TASK GOAL
Search the records for the word "this" and report each line that has it.

[start]

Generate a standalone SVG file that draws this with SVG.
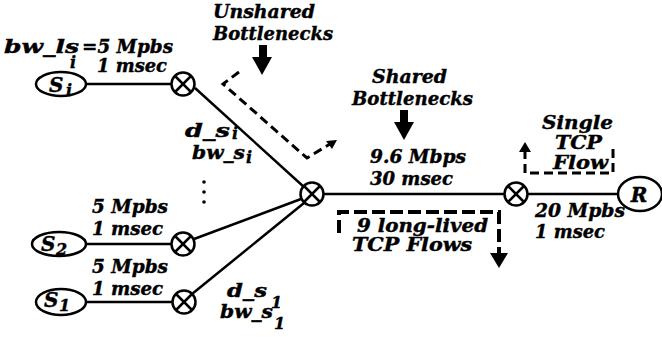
<svg xmlns="http://www.w3.org/2000/svg" width="662" height="337" viewBox="0 0 662 337">
<defs>
<style>
.t{font-family:"DejaVu Serif","Liberation Serif",serif;font-weight:bold;font-style:italic;font-size:18px;fill:#000;stroke:#000;stroke-width:0.4}
.sub{font-family:"DejaVu Serif","Liberation Serif",serif;font-weight:bold;font-style:italic;font-size:16px;fill:#000;stroke:#000;stroke-width:0.4}
.big{font-family:"DejaVu Serif","Liberation Serif",serif;font-weight:bold;font-style:italic;font-size:20px;fill:#000;stroke:#000;stroke-width:0.4}
.ln{stroke:#000;stroke-width:2.5;fill:none}
.node{stroke:#000;stroke-width:2.5;fill:#fff}
.rt{stroke:#000;stroke-width:2.5;fill:#fff}
.x{stroke:#000;stroke-width:2.5}
.dash{stroke:#000;stroke-width:3;fill:none;stroke-dasharray:9 5}
.dash2{stroke:#000;stroke-width:4;fill:none;stroke-dasharray:13 5}
</style>
<g id="router">
<circle class="rt" cx="0" cy="0" r="11.5"/>
<line class="x" x1="-7.5" y1="-7.5" x2="7.5" y2="7.5"/>
<line class="x" x1="7.5" y1="-7.5" x2="-7.5" y2="7.5"/>
</g>
</defs>
<rect width="662" height="337" fill="#fff"/>

<g id="connectors">
<line class="ln" x1="86" y1="84" x2="172" y2="84"/>
<line class="ln" x1="195" y1="88" x2="304" y2="187"/>
<line class="ln" x1="86" y1="244" x2="172" y2="244"/>
<line class="ln" x1="194" y1="239" x2="301" y2="199"/>
<line class="ln" x1="86" y1="302" x2="173" y2="302"/>
<line class="ln" x1="192" y1="294" x2="304" y2="203"/>
<line class="ln" x1="323" y1="194" x2="505" y2="194"/>
<line class="ln" x1="527" y1="194" x2="618" y2="194"/>
</g>

<g id="node-si">
<ellipse class="node" cx="61" cy="84" rx="25" ry="12"/>
<text class="big" x="49" y="92">S</text><text class="sub" x="66" y="96">i</text>
</g>
<g id="node-s2">
<ellipse class="node" cx="59" cy="244" rx="27" ry="12"/>
<text class="big" x="41" y="251">S</text><text class="sub" x="56" y="255">2</text>
</g>
<g id="node-s1">
<ellipse class="node" cx="61" cy="302" rx="25" ry="13"/>
<text class="big" x="44" y="307">S</text><text class="sub" x="59" y="311">1</text>
</g>
<g id="node-r">
<ellipse class="node" cx="640" cy="194" rx="22" ry="17"/>
<text class="big" x="639" y="202" text-anchor="middle">R</text>
</g>

<g id="router-si"><use href="#router" x="183" y="84"/></g>
<g id="router-s2"><use href="#router" x="183" y="244"/></g>
<g id="router-s1"><use href="#router" x="184" y="302"/></g>
<g id="router-c"><use href="#router" x="312" y="194"/></g>
<g id="router-r"><use href="#router" x="516" y="194"/></g>

<g id="dots">
<circle cx="204" cy="182" r="1.8"/>
<circle cx="204" cy="192" r="1.8"/>
<circle cx="204" cy="202" r="1.8"/>
</g>

<g id="unshared">
<text class="t" x="213" y="18" textLength="102" lengthAdjust="spacingAndGlyphs">Unshared</text>
<text class="t" x="213" y="40" textLength="120" lengthAdjust="spacingAndGlyphs">Bottlenecks</text>
<rect x="259" y="45" width="8" height="13"/>
<polygon points="252,57 272,57 262,75"/>
<path class="dash" d="M239,72 L223,84 L307,158 L330,144"/>
<polygon points="337,140 326,141 332,149"/>
</g>

<g id="shared">
<text class="t" x="372" y="83" textLength="75" lengthAdjust="spacingAndGlyphs">Shared</text>
<text class="t" x="352" y="105" textLength="121" lengthAdjust="spacingAndGlyphs">Bottlenecks</text>
<rect x="400" y="110" width="8" height="13"/>
<polygon points="394,122 414,122 404,140"/>
</g>

<g id="single">
<text class="t" x="542" y="129" textLength="71" lengthAdjust="spacingAndGlyphs">Single</text>
<text class="t" x="555" y="149" textLength="47" lengthAdjust="spacingAndGlyphs">TCP</text>
<text class="t" x="553" y="169" textLength="55" lengthAdjust="spacingAndGlyphs">Flow</text>
<path class="dash" d="M613,149 L613,173 L525,173 L525,151"/>
<polygon points="519,152 531,152 525,142"/>
</g>

<g id="longlived">
<path class="dash2" d="M339,233 L339,212 L499,212 L499,254"/>
<polygon points="490,253 508,253 499,268"/>
<text class="t" x="357" y="232" textLength="131" lengthAdjust="spacingAndGlyphs">9 long-lived</text>
<text class="t" x="352" y="251" textLength="120" lengthAdjust="spacingAndGlyphs">TCP Flows</text>
</g>

<g id="labels">
<text class="t" x="4" y="53" textLength="75" lengthAdjust="spacingAndGlyphs">bw_ls</text>
<text class="sub" x="70" y="68">i</text>
<text class="t" x="82" y="53" textLength="91" lengthAdjust="spacingAndGlyphs">=5 Mpbs</text>
<text class="t" x="97" y="72" textLength="70" lengthAdjust="spacingAndGlyphs">1 msec</text>
<text class="t" x="185" y="137" textLength="45" lengthAdjust="spacingAndGlyphs">d_s</text>
<text class="sub" x="232" y="139">i</text>
<text class="t" x="192" y="159" textLength="53" lengthAdjust="spacingAndGlyphs">bw_s</text>
<text class="sub" x="246" y="163">i</text>
<text class="t" x="370" y="163" textLength="96" lengthAdjust="spacingAndGlyphs">9.6 Mbps</text>
<text class="t" x="370" y="185" textLength="83" lengthAdjust="spacingAndGlyphs">30 msec</text>
<text class="t" x="535" y="217" textLength="90" lengthAdjust="spacingAndGlyphs">20 Mpbs</text>
<text class="t" x="535" y="238" textLength="70" lengthAdjust="spacingAndGlyphs">1 msec</text>
<text class="t" x="92" y="213" textLength="76" lengthAdjust="spacingAndGlyphs">5 Mpbs</text>
<text class="t" x="92" y="235" textLength="71" lengthAdjust="spacingAndGlyphs">1 msec</text>
<text class="t" x="92" y="273" textLength="76" lengthAdjust="spacingAndGlyphs">5 Mpbs</text>
<text class="t" x="92" y="295" textLength="71" lengthAdjust="spacingAndGlyphs">1 msec</text>
<text class="t" x="227" y="297" textLength="40" lengthAdjust="spacingAndGlyphs">d_s</text>
<text class="sub" x="271" y="308">1</text>
<text class="t" x="220" y="318" textLength="53" lengthAdjust="spacingAndGlyphs">bw_s</text>
<text class="sub" x="274" y="329">1</text>
</g>
</svg>
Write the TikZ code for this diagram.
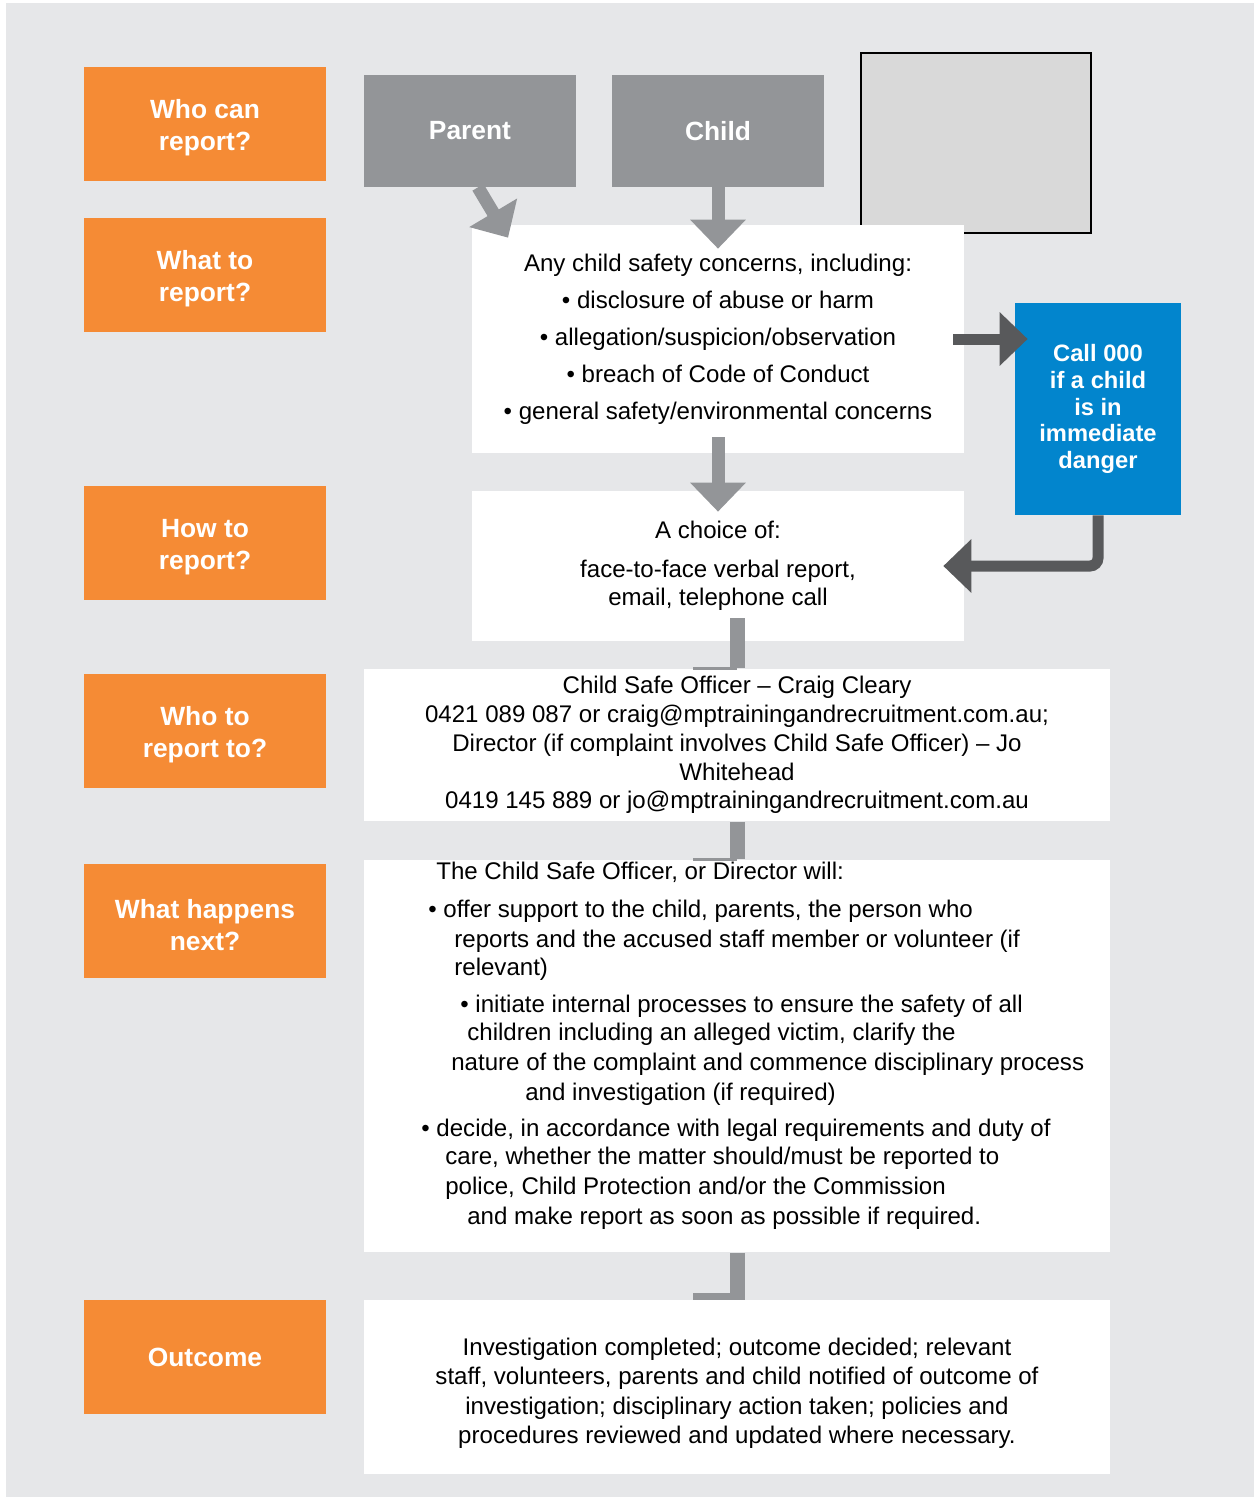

[end]

EXPECTED ANSWER
Generate a standalone SVG file that draws this with SVG.
Write the TikZ code for this diagram.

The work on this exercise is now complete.